Your output is the lines from the first one to the one containing "width=122pt, minimum height=58pt]", repeated exactly, with images left out.

--- DATA LINES ---

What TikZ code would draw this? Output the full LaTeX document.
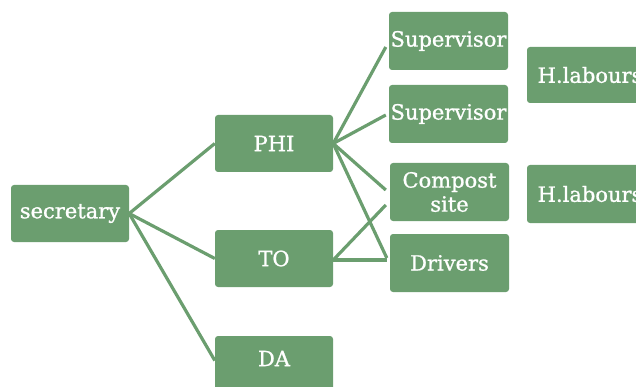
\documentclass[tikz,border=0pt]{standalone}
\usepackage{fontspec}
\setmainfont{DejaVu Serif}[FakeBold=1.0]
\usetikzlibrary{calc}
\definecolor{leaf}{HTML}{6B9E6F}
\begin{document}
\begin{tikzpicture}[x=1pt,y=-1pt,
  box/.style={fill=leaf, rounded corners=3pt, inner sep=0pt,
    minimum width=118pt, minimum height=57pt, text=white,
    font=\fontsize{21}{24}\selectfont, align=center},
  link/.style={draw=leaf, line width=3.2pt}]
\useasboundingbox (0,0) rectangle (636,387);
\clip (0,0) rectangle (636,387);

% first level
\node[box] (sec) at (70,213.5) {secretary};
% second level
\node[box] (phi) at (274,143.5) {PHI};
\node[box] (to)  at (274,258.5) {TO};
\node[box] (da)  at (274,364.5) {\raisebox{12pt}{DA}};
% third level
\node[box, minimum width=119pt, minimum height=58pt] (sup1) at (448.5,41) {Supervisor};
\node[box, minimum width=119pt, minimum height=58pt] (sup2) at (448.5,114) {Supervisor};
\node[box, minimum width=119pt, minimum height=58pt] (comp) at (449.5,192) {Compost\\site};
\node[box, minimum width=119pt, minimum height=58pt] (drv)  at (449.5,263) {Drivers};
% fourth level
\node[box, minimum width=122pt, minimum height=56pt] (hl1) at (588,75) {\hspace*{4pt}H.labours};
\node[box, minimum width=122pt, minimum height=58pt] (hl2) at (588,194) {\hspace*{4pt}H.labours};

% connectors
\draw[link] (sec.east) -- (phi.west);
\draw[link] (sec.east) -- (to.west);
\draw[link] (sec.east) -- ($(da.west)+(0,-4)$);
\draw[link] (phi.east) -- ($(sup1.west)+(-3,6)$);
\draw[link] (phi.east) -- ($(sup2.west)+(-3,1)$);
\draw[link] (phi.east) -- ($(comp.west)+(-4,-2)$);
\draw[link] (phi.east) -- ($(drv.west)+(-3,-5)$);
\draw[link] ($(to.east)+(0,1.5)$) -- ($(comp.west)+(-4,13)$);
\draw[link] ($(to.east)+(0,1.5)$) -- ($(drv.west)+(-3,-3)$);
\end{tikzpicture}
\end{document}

---

◆ WRITTEN RESPONSE ◆
What TikZ code would draw this? Output the full LaTeX document.
\documentclass[tikz,border=0pt]{standalone}
\usepackage{fontspec}
\setmainfont{DejaVu Serif}[FakeBold=1.0]
\usetikzlibrary{calc}
\definecolor{leaf}{HTML}{6B9E6F}
\begin{document}
\begin{tikzpicture}[x=1pt,y=-1pt,
  box/.style={fill=leaf, rounded corners=3pt, inner sep=0pt,
    minimum width=118pt, minimum height=57pt, text=white,
    font=\fontsize{21}{24}\selectfont, align=center},
  link/.style={draw=leaf, line width=3.2pt}]
\useasboundingbox (0,0) rectangle (636,387);
\clip (0,0) rectangle (636,387);

% first level
\node[box] (sec) at (70,213.5) {secretary};
% second level
\node[box] (phi) at (274,143.5) {PHI};
\node[box] (to)  at (274,258.5) {TO};
\node[box] (da)  at (274,364.5) {\raisebox{12pt}{DA}};
% third level
\node[box, minimum width=119pt, minimum height=58pt] (sup1) at (448.5,41) {Supervisor};
\node[box, minimum width=119pt, minimum height=58pt] (sup2) at (448.5,114) {Supervisor};
\node[box, minimum width=119pt, minimum height=58pt] (comp) at (449.5,192) {Compost\\site};
\node[box, minimum width=119pt, minimum height=58pt] (drv)  at (449.5,263) {Drivers};
% fourth level
\node[box, minimum width=122pt, minimum height=56pt] (hl1) at (588,75) {\hspace*{4pt}H.labours};
\node[box, minimum width=122pt, minimum height=58pt] (hl2) at (588,194) {\hspace*{4pt}H.labours};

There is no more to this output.